Wednesday, 12 June, 2024


Putin signs treaties on accession of former Ukrainian regions to Russia

President Vladimir Putin has signed treaties on the inclusion of four former Ukrainian regions, into the Russian Federation. Friday’s ceremony marked the start of the formal process of their accession. 

Heads of the Donetsk and Lugansk People’s Republics, Denis Pushilin and Leonid Pasechnik, as well as the leaders of Kherson and Zaporozhye, Vladimir Saldo and Evgeny Balitsky, signed the documents together with Putin.

The move follows official requests by the Donetsk and Lugansk People’s Republics, as well as the two southern Ukrainian regions, which had declared independence, to join Russia. All four territories held referendums on the issue between September 23 and 27, which saw overwhelming support for the move, according to results announced earlier this week by local election committees.

In Donetsk, 99.23% of the people voted to reunite with Moscow, with Lugansk showing a slightly lower figure of 98.42%. Zaporozhye Region highly supported the idea of splitting from Ukraine and joining Russia, with around 93% of voters backing it. Some 87% voted in favor in Kherson Region as well.

The treaties will now be submitted to Russia’s Constitutional Court, which will assess them to ensure they do not violate Russian law.
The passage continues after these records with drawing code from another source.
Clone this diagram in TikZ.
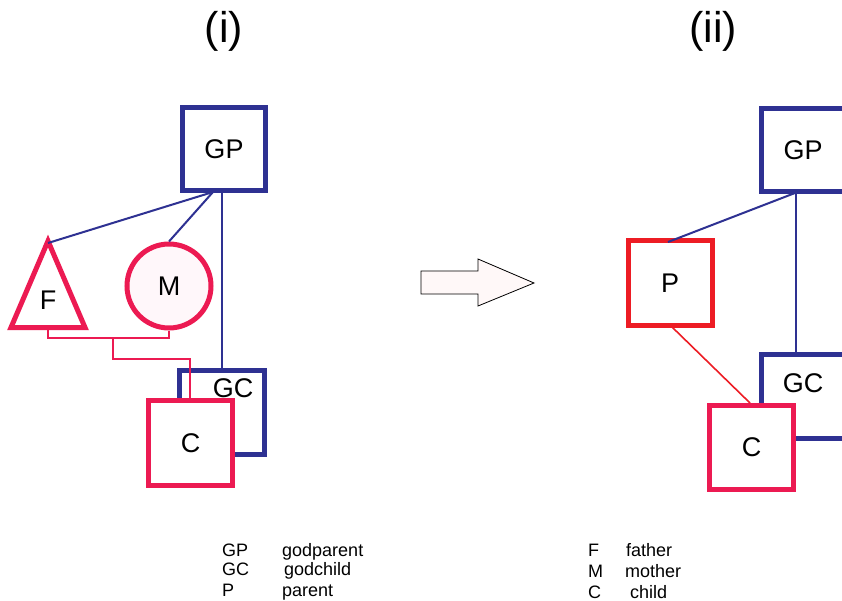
\documentclass[tikz,border=0pt]{standalone}
\usepackage{fontspec}
\setmainfont{Liberation Sans}
\definecolor{gpblue}{HTML}{2E3192}
\definecolor{kinred}{HTML}{EC1A52}
\definecolor{pred}{HTML}{ED1C24}
\definecolor{mfill}{HTML}{FFF7FA}
\definecolor{afill}{HTML}{FFF8F8}
\begin{document}
\begin{tikzpicture}[x=1pt,y=-1pt,
  bluebox/.style={draw=gpblue,line width=5pt,fill=white,minimum width=83pt,minimum height=83pt,inner sep=0pt,font=\fontsize{27}{30}\selectfont},
  redbox/.style={draw=kinred,line width=5pt,fill=white,minimum width=84pt,minimum height=85pt,inner sep=0pt,font=\fontsize{27}{30}\selectfont},
  lbl/.style={inner sep=0pt,font=\fontsize{27}{30}\selectfont},
  blueline/.style={draw=gpblue,line width=2pt},
  redline/.style={draw=kinred,line width=1.6pt},
  title/.style={inner sep=0pt,font=\fontsize{43}{50}\selectfont},
  legend/.style={inner sep=0pt,anchor=base west,font=\fontsize{18}{20}\selectfont}
]
\useasboundingbox (0,0) rectangle (842,601);
\fill[white] (0,0) rectangle (842,601);
% titles
\node[title] (t1) at (224,31) {(i)};
\node[title] (t2) at (713,31) {(ii)};

% ---------- left panel ----------
\node[bluebox] (gp1) at (224,149) {GP};
\node[bluebox,minimum width=85pt,minimum height=84pt] (gc1) at (222,412.5) {};
\node[lbl] (gc1t) at (233,388) {GC};
\coordinate (gpa1) at (213,192);
\coordinate (fapex) at (48,243);
\coordinate (fbase) at (48,328);
\draw[kinred,line width=5pt,line join=miter,fill=white] (48,241) -- (85,327.5) -- (11,327.5) -- cycle;
\node[lbl] (f) at (48,300) {F};
\node[circle,draw=kinred,line width=5pt,fill=mfill,minimum size=84pt,inner sep=0pt,font=\fontsize{27}{30}\selectfont] (m) at (169,286) {M};
\draw[blueline] (gpa1) -- (fapex);
\draw[blueline] (gpa1) -- (m.north);
\draw[blueline] (gp1.south -| gc1.north) -- (gc1.north);
\node[redbox] (c1) at (190.5,443) {C};
\draw[redline] (fbase) -- (48,338) -- (169,338) -- (m.south);
\draw[redline] (113,338) -- (113,359) -- (190,359) -- (c1.north -| 190,0);

% ---------- arrow ----------
\draw[black,line width=0.8pt,fill=afill,line join=miter] (421,271) -- (478,271) -- (478,259) -- (534,283) -- (478,306) -- (478,294) -- (421,294) -- cycle;

% ---------- right panel ----------
\node[bluebox,minimum width=84pt] (gp2) at (803,150) {GP};
\node[bluebox,minimum width=84pt,minimum height=84pt] (gc2) at (803,396) {};
\node[lbl] (gc2t) at (803,383) {GC};
\node[redbox,draw=pred] (p) at (670,283) {P};
\node[redbox,minimum width=84pt,minimum height=84pt] (c2) at (751.5,447.5) {C};
\draw[blueline] (795,193) -- (668,242);
\draw[blueline] (796,193) -- (796,353);
\draw[draw=pred,line width=1.6pt] (672,327) -- (750,403);

% ---------- legends ----------
\node[legend] (l1a) at (222,556) {GP};
\node[legend] (l1b) at (282,556) {godparent};
\node[legend] (l2a) at (222,575) {GC};
\node[legend] (l2b) at (284,575) {godchild};
\node[legend] (l3a) at (222,596) {P};
\node[legend] (l3b) at (282,596) {parent};
\node[legend] (l4a) at (588,556) {F};
\node[legend] (l4b) at (626,556) {father};
\node[legend] (l5a) at (588,577) {M};
\node[legend] (l5b) at (625,577) {mother};
\node[legend] (l6a) at (588,598) {C};
\node[legend] (l6b) at (630,598) {child};
\end{tikzpicture}
\end{document}
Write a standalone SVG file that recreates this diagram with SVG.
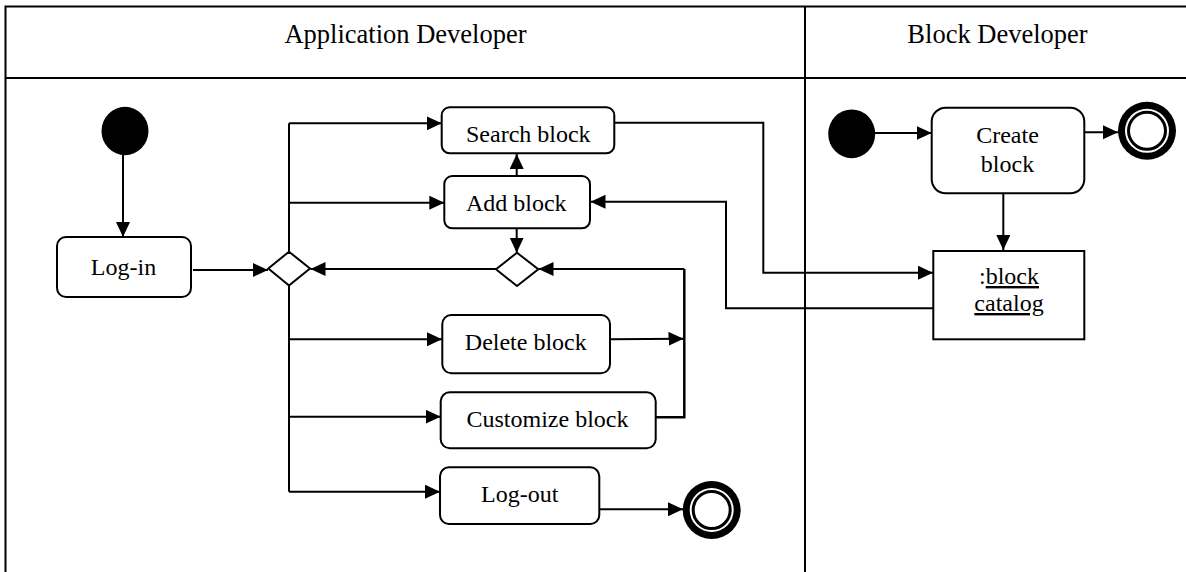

Once they are cleared, the agreements will have to be ratified first by the State Duma – the lower house of the Russian parliament – and then by the Federal Council, its upper house. 

The lawmakers will also need to pass legislation on incorporating the two republics and two regions into Russia. The Donbass republics, as well as Kherson and Zaporozhye, will become part of Russia no sooner than the law is signed by Putin. 

On Thursday, State Duma speaker Vyacheslav Volodin said that the lower house of Russian parliament would convene on October 3 to discuss a number of issues, including the treaties’ potential ratification. The Federal Council could also discuss the ratification at its regular session on October 4, the upper chamber’s head, Valentina Matviyenko, confirmed on Wednesday. “I do not see the need for extraordinary sessions,” she told journalists at the time. 

In February 2022, the Kremlin recognized the Donbass republics as independent states, accusing Kiev of failing to implement the Minsk agreements, designed to give the regions of Donetsk and Lugansk special status within the Ukrainian state. The protocols, brokered by Germany and France, were first signed in 2014.

On February 24, Russia sent troops into Ukraine, citing the need to protect Donbass. It also demanded that Ukraine officially declare itself a neutral country that will never join any Western military bloc. Kiev insists the Russian offensive was completely unprovoked.

Most of the Kherson and Zaporozhye Regions were seized by Russian forces soon after the start of the conflict. Officials have repeatedly considered the idea of joining Russia since then before eventually holding referendums in September.